[BEGIN ENTRIES SUPPLIED]

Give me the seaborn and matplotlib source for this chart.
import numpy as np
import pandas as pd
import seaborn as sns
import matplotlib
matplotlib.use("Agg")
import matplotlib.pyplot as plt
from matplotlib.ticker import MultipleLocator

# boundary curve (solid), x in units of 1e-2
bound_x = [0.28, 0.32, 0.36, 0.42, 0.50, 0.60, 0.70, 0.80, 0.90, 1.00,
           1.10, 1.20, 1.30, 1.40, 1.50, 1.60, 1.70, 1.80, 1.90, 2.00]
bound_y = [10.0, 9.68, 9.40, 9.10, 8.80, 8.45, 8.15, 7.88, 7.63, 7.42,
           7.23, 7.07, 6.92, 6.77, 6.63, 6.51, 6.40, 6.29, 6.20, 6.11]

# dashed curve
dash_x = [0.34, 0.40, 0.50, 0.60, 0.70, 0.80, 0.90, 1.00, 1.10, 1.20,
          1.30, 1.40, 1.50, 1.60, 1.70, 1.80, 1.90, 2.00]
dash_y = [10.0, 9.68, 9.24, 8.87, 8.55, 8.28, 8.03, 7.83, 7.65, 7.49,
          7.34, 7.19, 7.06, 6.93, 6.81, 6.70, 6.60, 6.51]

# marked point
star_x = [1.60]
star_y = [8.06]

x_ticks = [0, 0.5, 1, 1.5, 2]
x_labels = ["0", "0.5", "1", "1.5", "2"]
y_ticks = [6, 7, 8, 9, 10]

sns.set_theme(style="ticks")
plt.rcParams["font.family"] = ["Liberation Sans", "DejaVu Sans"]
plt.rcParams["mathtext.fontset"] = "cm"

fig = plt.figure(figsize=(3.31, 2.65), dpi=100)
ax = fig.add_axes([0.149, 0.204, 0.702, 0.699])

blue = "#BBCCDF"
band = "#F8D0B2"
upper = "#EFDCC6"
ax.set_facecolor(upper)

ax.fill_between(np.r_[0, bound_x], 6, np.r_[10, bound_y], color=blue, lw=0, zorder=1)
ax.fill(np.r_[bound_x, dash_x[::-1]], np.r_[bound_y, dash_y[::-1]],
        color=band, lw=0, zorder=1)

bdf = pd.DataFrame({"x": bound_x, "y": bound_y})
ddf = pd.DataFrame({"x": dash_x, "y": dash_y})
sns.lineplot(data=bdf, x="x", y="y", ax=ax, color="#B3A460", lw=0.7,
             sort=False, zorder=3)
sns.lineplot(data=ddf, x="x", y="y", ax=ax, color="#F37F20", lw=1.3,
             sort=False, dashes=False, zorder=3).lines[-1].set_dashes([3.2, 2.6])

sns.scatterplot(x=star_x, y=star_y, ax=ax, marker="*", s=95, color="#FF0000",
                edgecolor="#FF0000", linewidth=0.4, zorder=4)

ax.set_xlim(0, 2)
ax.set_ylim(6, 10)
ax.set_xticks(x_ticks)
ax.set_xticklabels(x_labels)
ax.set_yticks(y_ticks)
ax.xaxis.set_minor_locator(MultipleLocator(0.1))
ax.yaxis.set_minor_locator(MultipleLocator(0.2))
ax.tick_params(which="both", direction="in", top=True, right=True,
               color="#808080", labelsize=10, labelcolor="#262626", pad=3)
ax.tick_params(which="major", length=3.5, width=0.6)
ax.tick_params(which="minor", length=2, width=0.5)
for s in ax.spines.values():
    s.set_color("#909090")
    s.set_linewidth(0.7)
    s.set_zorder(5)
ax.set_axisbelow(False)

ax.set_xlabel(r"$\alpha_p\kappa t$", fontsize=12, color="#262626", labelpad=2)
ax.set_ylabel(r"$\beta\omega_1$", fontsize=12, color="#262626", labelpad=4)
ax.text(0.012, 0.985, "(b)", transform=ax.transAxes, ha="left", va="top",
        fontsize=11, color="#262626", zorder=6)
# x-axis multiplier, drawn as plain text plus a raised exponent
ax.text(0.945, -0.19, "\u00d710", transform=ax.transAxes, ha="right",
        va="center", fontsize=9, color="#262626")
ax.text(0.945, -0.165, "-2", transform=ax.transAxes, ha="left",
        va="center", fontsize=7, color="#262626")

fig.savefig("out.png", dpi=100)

[END ENTRIES SUPPLIED]
[BEGIN ENTRIES SUPPLIED]

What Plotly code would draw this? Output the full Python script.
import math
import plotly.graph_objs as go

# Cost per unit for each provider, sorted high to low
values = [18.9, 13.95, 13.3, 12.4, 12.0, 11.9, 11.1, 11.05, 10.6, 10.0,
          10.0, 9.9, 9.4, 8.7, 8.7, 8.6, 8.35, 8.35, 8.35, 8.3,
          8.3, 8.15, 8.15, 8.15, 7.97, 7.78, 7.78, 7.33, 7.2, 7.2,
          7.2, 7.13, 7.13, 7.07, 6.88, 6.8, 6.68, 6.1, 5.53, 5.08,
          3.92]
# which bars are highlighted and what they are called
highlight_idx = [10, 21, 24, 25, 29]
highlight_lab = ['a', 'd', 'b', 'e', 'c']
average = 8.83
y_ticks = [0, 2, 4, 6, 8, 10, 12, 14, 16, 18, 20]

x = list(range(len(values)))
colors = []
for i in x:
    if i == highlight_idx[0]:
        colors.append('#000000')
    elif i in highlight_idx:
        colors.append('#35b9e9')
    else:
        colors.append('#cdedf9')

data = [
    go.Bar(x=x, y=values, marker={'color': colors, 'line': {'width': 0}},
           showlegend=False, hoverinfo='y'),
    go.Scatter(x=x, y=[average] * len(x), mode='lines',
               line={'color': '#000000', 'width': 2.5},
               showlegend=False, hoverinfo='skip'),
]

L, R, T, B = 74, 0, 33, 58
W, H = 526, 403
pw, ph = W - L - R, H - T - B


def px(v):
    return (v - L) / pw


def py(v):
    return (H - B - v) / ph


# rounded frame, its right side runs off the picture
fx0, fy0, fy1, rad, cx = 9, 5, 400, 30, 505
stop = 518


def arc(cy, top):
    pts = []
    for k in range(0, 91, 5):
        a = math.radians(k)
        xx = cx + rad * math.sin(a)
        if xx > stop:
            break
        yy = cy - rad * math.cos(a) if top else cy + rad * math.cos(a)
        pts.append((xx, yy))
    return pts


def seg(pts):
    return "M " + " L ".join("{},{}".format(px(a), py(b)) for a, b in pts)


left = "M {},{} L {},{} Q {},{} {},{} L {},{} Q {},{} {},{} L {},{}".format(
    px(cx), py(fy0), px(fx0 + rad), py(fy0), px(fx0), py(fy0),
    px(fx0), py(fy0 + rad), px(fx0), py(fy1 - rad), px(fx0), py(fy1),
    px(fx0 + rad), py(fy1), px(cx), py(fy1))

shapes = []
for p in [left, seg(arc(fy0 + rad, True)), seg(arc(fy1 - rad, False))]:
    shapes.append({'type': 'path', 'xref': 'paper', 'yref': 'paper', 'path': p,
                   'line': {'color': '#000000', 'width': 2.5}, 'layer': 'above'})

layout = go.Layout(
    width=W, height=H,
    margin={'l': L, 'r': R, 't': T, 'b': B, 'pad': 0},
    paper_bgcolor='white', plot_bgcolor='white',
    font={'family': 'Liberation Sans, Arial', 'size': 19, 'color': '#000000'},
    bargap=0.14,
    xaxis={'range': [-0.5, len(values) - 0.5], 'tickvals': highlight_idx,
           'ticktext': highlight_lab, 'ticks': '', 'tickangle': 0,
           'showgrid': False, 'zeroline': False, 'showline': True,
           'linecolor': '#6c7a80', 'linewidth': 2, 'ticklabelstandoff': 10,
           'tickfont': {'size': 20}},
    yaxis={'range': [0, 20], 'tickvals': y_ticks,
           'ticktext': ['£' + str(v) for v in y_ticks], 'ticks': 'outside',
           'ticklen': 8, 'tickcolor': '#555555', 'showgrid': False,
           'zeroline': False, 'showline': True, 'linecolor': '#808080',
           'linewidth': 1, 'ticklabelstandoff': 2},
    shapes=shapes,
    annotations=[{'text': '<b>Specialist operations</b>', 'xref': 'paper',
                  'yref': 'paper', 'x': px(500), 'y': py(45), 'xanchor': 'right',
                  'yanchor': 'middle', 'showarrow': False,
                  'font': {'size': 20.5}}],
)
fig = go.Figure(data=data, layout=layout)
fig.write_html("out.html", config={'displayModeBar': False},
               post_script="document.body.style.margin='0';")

[END ENTRIES SUPPLIED]

• **STATED EXERCISE**: Begin at the line that has "What Plotly code"; stop after the line that has "import plotly.graph_objs as go". Copy every line in that span exactly.

• **RESPONSE TO THIS TASK**:
What Plotly code would draw this? Output the full Python script.
import math
import plotly.graph_objs as go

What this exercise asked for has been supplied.